OpenAI has been a much-discussed organization in the tech world, with its research and products providing interesting implementations of artificial intelligence (AI). Recently, their CEO Sam Altman led the way in the creation of GPT-4, the company’s latest long awaited upgrade to its language models (LLMs). This large model has been quite successful—so much so that a group of prominent experts and tech company leaders, including Elon Musk, signed a letter urging a moratorium of AI experimentation greater than OpenAI’s GPT-4.
Given the success of GPT-4 and the OpenAI’s research, one might expect them to continue to pursue creating ever-larger models to produce more impressive results. However, Altman has surprised many in the tech world by saying that the practice of simply increasing models’ size to gain improvements has come to an end. During an MIT event, Altman stated that “[we]are at the end of the era where it’s going to be these, like, giant, giant models. We’ll make them better in other ways.”
OpenAI has had a long history of working on large language models. It all started with the GPT-2, their first landmark model, which was released in 2019 with a parameter count of 1.5 billion–adjustable variables that help its AI “learn” from given data. The following year saw an incredible leap in size and power with the GPT-3, which held an estimated 175 billion parameters. Compared to that, GPT-4 was an absolute beast, with its size increasing to one trillion parameters. While OpenAI has not revealed the true size of the GPT-4, its impact upon the AI industry makes it clear that a tremendous increase in size and power was achieved.

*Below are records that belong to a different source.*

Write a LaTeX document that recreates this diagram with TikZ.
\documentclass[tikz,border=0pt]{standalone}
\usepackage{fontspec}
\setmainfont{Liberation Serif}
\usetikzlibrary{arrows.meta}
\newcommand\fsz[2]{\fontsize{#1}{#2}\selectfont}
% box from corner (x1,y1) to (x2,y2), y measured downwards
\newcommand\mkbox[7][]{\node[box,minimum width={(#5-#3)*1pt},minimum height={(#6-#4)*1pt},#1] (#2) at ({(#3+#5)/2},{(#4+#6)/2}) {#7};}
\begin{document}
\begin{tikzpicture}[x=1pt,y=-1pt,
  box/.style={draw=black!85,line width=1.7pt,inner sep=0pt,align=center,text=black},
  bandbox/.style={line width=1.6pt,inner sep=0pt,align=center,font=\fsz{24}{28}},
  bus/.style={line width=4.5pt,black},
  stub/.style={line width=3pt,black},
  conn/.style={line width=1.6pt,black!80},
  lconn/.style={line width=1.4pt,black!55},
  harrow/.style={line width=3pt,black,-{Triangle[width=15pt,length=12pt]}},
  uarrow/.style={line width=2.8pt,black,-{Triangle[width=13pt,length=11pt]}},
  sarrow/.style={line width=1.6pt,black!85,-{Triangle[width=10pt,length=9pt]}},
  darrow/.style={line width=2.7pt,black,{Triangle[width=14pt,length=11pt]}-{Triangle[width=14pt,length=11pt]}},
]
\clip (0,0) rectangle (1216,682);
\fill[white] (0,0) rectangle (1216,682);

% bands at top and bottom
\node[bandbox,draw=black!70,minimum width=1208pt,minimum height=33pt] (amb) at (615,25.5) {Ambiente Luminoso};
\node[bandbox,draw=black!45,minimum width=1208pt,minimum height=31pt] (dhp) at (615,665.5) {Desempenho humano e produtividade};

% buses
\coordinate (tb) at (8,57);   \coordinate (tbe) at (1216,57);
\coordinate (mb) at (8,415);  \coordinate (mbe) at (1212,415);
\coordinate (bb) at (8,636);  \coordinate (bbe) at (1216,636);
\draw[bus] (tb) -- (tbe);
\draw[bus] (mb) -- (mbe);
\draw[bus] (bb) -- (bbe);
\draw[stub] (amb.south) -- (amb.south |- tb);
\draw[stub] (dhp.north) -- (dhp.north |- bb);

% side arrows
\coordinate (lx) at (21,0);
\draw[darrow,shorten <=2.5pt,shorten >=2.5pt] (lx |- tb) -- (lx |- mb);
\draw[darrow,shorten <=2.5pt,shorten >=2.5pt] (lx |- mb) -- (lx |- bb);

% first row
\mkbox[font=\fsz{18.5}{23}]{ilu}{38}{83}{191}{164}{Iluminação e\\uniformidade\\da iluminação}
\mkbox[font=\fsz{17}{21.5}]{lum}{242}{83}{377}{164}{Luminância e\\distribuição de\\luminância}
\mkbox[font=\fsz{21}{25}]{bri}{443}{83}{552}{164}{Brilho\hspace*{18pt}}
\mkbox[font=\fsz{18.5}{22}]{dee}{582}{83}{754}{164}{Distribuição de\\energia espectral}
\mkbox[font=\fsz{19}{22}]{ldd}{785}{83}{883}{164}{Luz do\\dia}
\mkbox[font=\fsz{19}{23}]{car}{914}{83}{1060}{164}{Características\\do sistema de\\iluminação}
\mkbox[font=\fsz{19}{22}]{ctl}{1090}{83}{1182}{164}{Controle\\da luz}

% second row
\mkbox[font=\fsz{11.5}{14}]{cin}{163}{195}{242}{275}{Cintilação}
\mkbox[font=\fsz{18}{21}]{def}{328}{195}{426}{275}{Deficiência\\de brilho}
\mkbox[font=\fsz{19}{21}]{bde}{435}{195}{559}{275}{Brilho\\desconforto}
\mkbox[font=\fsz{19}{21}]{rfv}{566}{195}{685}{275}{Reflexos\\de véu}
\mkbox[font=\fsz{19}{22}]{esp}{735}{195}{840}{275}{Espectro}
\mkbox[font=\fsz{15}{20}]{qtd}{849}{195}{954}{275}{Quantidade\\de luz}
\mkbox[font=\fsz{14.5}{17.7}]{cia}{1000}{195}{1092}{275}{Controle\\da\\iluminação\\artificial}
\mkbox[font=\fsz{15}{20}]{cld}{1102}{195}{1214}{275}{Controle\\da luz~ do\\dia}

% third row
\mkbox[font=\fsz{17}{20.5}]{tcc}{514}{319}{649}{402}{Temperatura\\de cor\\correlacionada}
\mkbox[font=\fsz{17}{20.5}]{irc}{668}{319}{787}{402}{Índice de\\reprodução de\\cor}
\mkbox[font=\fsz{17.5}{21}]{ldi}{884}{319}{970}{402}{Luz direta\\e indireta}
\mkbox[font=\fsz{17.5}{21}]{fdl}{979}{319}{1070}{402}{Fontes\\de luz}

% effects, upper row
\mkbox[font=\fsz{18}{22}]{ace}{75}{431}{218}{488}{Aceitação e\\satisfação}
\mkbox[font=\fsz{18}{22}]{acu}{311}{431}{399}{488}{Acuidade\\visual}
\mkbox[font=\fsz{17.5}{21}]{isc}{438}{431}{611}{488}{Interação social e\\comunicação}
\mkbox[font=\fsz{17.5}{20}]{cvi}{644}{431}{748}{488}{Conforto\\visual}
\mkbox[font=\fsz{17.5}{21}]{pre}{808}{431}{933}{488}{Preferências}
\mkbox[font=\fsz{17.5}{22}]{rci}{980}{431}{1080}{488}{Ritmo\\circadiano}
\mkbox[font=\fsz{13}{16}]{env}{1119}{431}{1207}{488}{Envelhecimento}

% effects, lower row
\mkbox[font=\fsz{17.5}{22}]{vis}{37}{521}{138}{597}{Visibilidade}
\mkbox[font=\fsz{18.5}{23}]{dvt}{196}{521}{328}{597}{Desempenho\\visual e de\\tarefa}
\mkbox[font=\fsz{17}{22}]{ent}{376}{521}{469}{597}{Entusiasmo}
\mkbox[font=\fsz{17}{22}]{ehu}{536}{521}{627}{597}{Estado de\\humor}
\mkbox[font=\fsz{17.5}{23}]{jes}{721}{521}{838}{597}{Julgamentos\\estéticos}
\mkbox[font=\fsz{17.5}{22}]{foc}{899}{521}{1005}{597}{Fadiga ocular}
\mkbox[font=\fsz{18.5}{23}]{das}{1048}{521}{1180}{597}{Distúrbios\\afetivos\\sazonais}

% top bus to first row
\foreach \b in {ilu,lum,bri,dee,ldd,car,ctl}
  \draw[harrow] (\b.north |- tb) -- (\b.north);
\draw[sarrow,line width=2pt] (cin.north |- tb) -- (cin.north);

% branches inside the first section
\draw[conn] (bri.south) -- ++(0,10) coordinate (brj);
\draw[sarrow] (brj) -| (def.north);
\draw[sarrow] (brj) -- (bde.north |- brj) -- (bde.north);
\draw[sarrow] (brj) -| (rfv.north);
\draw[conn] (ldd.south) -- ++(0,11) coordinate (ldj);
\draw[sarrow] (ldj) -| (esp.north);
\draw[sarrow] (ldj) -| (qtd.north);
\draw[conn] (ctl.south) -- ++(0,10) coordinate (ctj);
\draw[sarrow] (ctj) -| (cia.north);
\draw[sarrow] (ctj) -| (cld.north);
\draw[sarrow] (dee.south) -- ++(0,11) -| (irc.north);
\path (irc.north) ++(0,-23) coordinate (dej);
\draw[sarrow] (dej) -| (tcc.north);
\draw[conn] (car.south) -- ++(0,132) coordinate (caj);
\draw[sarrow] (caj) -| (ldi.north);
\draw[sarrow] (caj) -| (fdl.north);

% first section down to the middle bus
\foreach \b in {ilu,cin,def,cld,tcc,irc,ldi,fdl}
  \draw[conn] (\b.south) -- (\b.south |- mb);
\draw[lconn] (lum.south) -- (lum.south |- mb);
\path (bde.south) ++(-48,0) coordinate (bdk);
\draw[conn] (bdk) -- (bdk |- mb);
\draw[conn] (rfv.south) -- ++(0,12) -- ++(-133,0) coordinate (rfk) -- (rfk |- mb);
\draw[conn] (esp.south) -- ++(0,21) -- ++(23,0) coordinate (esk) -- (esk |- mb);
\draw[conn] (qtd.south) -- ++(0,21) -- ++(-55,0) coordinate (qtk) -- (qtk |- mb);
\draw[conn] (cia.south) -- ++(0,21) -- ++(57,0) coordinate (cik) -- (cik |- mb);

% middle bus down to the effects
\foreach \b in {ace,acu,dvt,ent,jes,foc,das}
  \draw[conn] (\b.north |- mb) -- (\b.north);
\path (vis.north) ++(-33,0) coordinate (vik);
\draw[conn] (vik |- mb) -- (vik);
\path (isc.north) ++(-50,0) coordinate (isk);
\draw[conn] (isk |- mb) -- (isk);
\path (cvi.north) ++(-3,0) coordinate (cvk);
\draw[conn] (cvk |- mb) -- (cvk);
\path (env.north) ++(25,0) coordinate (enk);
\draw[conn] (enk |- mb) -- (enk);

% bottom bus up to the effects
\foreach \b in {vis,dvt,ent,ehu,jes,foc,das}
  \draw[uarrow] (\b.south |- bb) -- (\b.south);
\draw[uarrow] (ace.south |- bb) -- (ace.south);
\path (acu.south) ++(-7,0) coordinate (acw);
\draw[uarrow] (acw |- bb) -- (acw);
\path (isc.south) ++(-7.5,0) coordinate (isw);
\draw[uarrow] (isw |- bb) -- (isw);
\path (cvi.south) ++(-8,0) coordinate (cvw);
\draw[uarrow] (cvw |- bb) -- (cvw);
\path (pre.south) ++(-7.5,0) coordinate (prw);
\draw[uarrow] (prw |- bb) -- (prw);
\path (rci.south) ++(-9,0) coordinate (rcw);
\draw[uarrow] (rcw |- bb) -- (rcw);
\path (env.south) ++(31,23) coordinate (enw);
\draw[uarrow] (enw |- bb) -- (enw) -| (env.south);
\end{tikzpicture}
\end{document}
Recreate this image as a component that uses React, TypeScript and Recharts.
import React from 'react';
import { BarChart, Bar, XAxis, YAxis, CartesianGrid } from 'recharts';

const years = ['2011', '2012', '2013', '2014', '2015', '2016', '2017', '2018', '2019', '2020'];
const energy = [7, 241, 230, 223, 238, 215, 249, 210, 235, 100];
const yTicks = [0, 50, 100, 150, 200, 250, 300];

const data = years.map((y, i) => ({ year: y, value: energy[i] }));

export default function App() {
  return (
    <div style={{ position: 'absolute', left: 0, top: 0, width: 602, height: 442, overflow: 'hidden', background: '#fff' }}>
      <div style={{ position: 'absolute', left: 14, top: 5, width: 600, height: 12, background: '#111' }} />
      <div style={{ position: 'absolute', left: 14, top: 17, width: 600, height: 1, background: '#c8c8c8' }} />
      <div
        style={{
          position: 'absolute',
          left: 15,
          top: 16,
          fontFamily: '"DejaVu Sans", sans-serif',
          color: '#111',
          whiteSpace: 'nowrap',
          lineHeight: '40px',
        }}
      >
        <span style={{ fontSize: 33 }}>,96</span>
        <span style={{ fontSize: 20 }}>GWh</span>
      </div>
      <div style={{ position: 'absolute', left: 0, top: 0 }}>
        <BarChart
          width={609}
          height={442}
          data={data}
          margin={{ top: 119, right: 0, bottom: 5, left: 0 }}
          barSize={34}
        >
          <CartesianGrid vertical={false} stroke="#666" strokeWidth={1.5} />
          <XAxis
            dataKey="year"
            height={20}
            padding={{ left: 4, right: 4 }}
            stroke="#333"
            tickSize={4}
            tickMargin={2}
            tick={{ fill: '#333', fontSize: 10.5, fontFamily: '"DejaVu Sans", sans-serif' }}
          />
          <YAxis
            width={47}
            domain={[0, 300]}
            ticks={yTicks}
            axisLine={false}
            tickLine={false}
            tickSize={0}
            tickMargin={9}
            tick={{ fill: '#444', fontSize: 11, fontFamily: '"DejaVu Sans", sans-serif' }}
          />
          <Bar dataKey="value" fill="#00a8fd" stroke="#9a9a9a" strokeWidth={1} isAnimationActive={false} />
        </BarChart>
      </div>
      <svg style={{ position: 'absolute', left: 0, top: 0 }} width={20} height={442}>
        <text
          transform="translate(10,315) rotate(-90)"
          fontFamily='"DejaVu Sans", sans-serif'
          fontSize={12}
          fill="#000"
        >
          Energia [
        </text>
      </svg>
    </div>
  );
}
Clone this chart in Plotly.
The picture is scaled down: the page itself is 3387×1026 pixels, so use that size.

Nonetheless, OpenAI’s own technical report suggests that further increases to model size may no longer yield results. As Altman noted, this is a similar situation to the “gigahertz race in chips in the 1990s and 2000s, where everybody was trying to point to a big number.” Interestingly, Altman conceded that parameter counts may still increase, but his primary focus has shifted away from simply scaling up models. Rather, he said that their goal is “to deliver the most capable, useful and safe models.”